There is a story of a man whom others called poor, and who had just enough fortune to support himself in going about the country in the simplest way and studying and enjoying the life and beauty of it. He was once in the company of a great millionaire who was engaged in business, working at it daily and getting richer every year, and the poor man said to the millionaire, "I am a richer man than you are." "How do you make that out?" said the millionaire. "Why," he replied, "I have got as much money as I want and you haven't."

But it is not only in the small worries of life that we may be saved by a right use of recreation. We all realize how in the Great War your nation and our nation and others engaged in the war were taken out of themselves, I was going to say lost themselves, but I ought rather to say found themselves. It was a fine thing on your part to send two million soldiers across the sea in so short a time to risk their lives for an ideal. It was even more impressive to us when we heard that in this country you had adopted conscription, and that your millions of people, distributed over so vast an extent of continent, were so moved by one public spirit and one patriotism and one desire to help the Allies in the war that they were rationing themselves voluntarily with food and fuel. That voluntary action by so many millions over so great an extent of country was a tremendous example, showing what an ideal and a public spirit and a call to action can do for people in making them forget private interests and convenience and making them great.

That was an example of what could be done by not shrinking from the duty of life; but you can get greatness, too, from some of the joys of life, and from none more than from a keen sense of the beauty of the world and a love for it. I found it so during the war. Our feelings were indeed roused by the heroism of our people, but they were also depressed by the suffering. In England every village was stricken, there was grief in almost every house. The thought of the suffering, the anxiety for the future, destroyed all pleasure. It came even between one's self and the page of the book one tried to read. In those dark days I found some support in the steady progress unchanged of the beauty of the seasons. Every year, as spring came back unfailing and unfaltering, the leaves came out with the same tender green, the birds sang, the flowers came up and opened, and I felt that a great power of nature for beauty was not affected by the war. It was like a great sanctuary into which we could go and find refuge for a time from even the greatest trouble of the world, finding there not enervating ease, but something which gave optimism, confidence, and security.
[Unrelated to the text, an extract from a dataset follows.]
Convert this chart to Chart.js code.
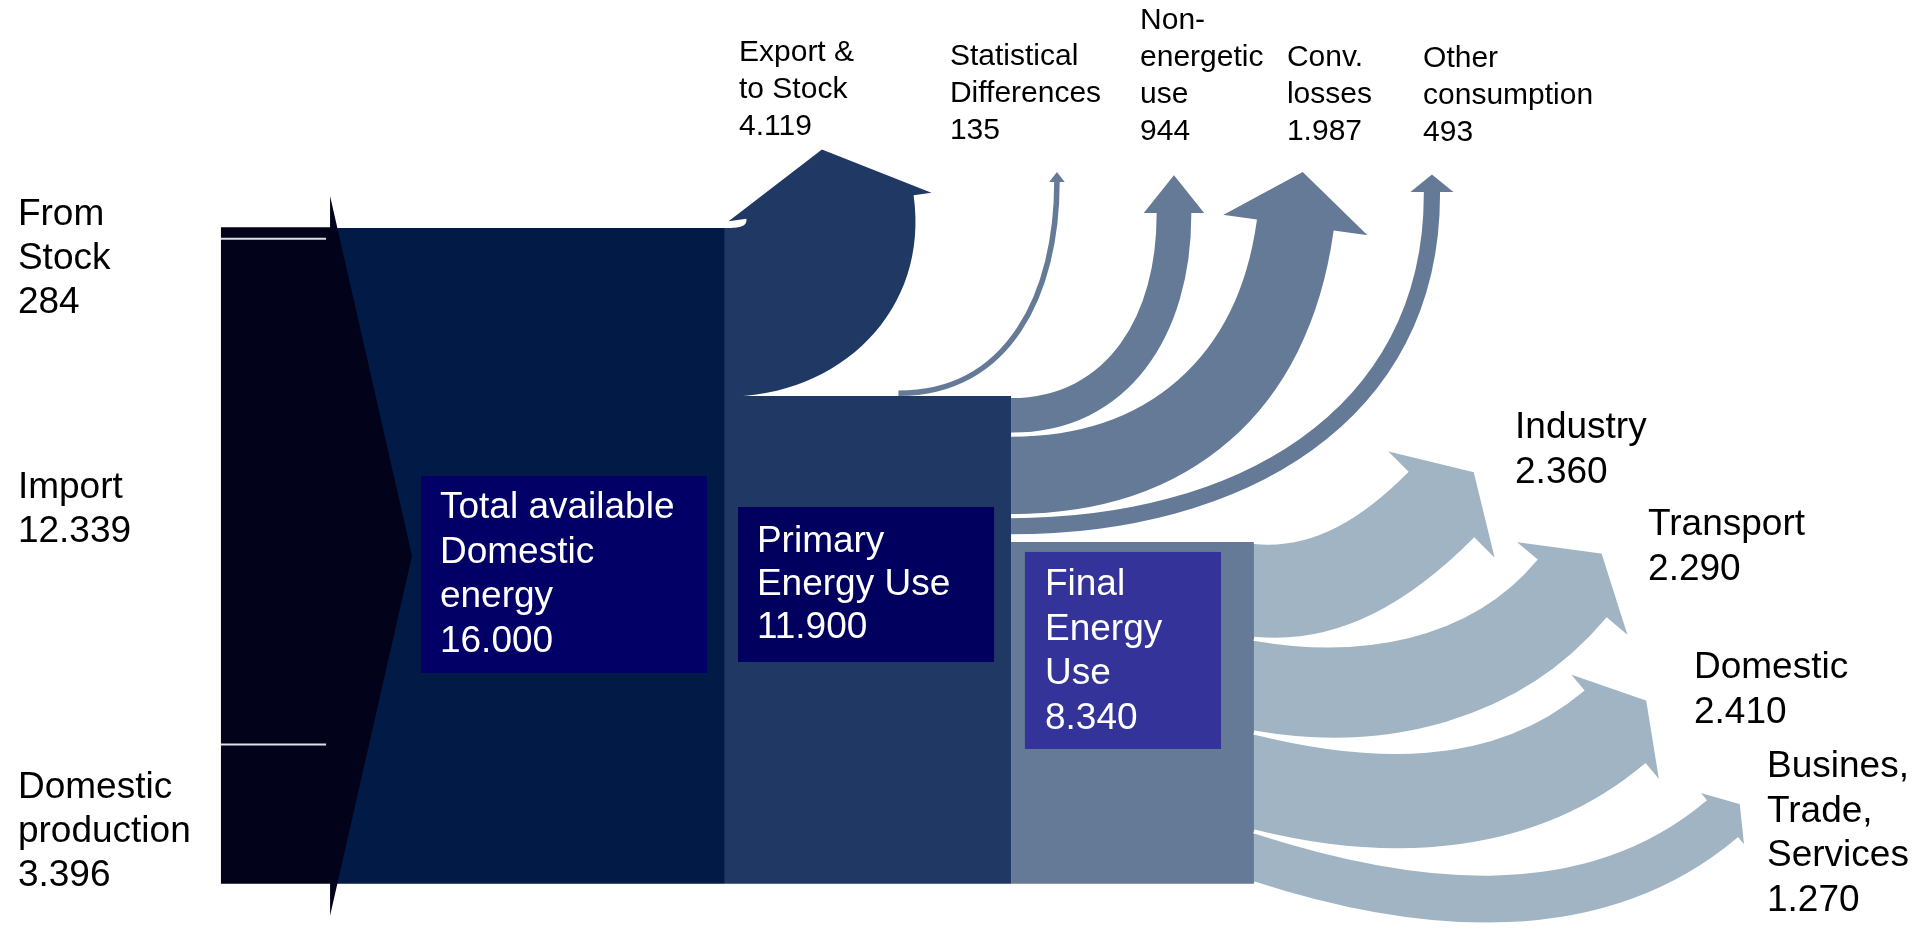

The progress of the seasons unchecked, the continuance of the beauty of nature, was a manifestation of something great and splendid which not all the crimes and follies and misfortunes of mankind can abolish or destroy. If, as years go on, we can feel the beauty of the world as Wordsworth felt it and get from it

"Authentic tidings of invisible things, Of ebb and flow and ever during power, And central peace subsisting at the heart Of endless agitation,"

then we have, indeed, a recreation which will give us, not merely pleasure, but strength, refreshment, and confidence. Something of the same feeling we may get from an appreciation of great music, beautiful pictures, splendid architecture, and other things that stir us with an impression of everlasting greatness. Enjoy these and cultivate the appreciation of them, but especially, if you can, cultivate the enjoyment of the beauty of nature, because it costs nothing and is everywhere for everybody; and if we can find recreation in such things as these, then, indeed, we may make the joy of life great as well as the duty of life, and we may find that the joy of life and the duty of life are not things adverse or even to be contrasted, but may be, as Colonel Roosevelt puts them, companions and complements of each other.